At a glance:
Builder: Ashbury Carriage & Iron Company (Openshaw Works, Manchester)
Build date: 1897
Original company: Belfast & County Down Railway
Withdrawal date: 1953
Final company: Ulster Transport Authority
Arrived at DCDR: 1987
Current status: Museum display
Current owner: DCDR

Belfast & County Down Railway No. 153 is undoubtedly one of the most historic railway carriages in Ireland, let alone in our museum collection. It was built for the BCDR to accommodate Queen Victoria on her tour of Ireland for her Diamond Jubilee, and was the most opulent carriages ever owned by the railway. It consisted of three compartments: a central saloon which separated a smoking room at one end and a boudoir at the other. Complete with its unique round-ended ends, ventilation clerestory, and electric lighting, the carriage cost a total of £1400 – the equivalent of almost £200,000 today.

Although Victoria was unable to attend the tour, the future King George V and Queen Mary travelled on-board from Newtownards to Newcastle and visited the newly-built Slieve Donard hotel when they arrived. She subsequently carried King Edward VII in 1903 and the future King George VI in 1924. When not in royal use, 153 in its original condition carried company directors on line inspections, special events, and board meetings.

In 1924 the royal saloon received fixed seating and drop-leaf tables for use on the ‘Golfer’s Express’ between Queen’s Quay and Newcastle every Saturday. The train carried businessmen as they travelled from their offices in Belfast to the Royal County Down Golf Club – 153 was reserved as a ‘member’s only’ first class carriage. When not in use it was kept in good condition as a ‘pet’ carriage under the canopy in Queen’s Quay station, but after the line to Newcastle closed in 1950 it was moved to the Ulster Transport Authority’s NCC section before withdrawal in 1953.
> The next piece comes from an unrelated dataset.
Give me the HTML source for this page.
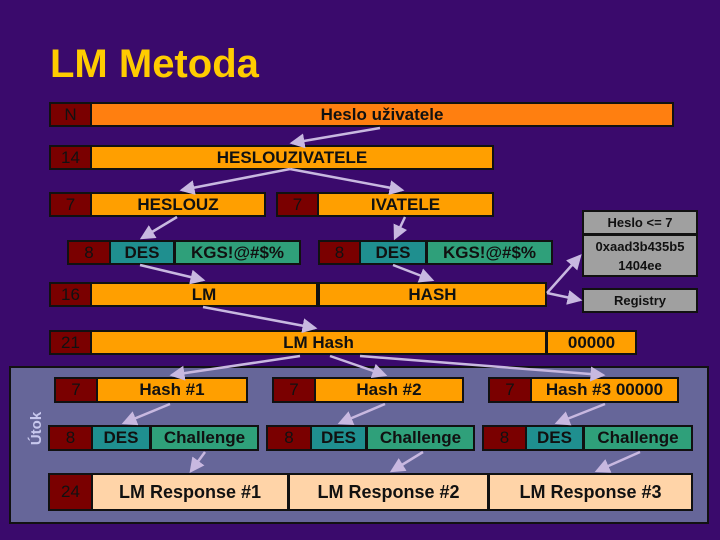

Although for 30 years it was thought that this important carriage was lost to the scrap man, our volunteers couldn’t believe their eyes when it was found in Hillsborough 1984 – in use as a henhouse! We immediately acquired 153 for the princely sum of £30, its worth in firewood, and took it to RAF Bishopscourt for safekeeping. There our volunteers spent months clearing out the chicken droppings and carrying out urgent repairs on the floor and bodywork in order to secure its future.

Once we had secured our station yard as an operating base in 1987,153 was moved to Downpatrick and placed onto a wagon underframe thanks to the kind support of our late friend Billy Hastings. Although we still have a lot of work to carry out on her, including redesigning the new underframe so it can support her uniquely curved ends, we’re still amazed to this day that we can preserve such a rare vehicle for future generations.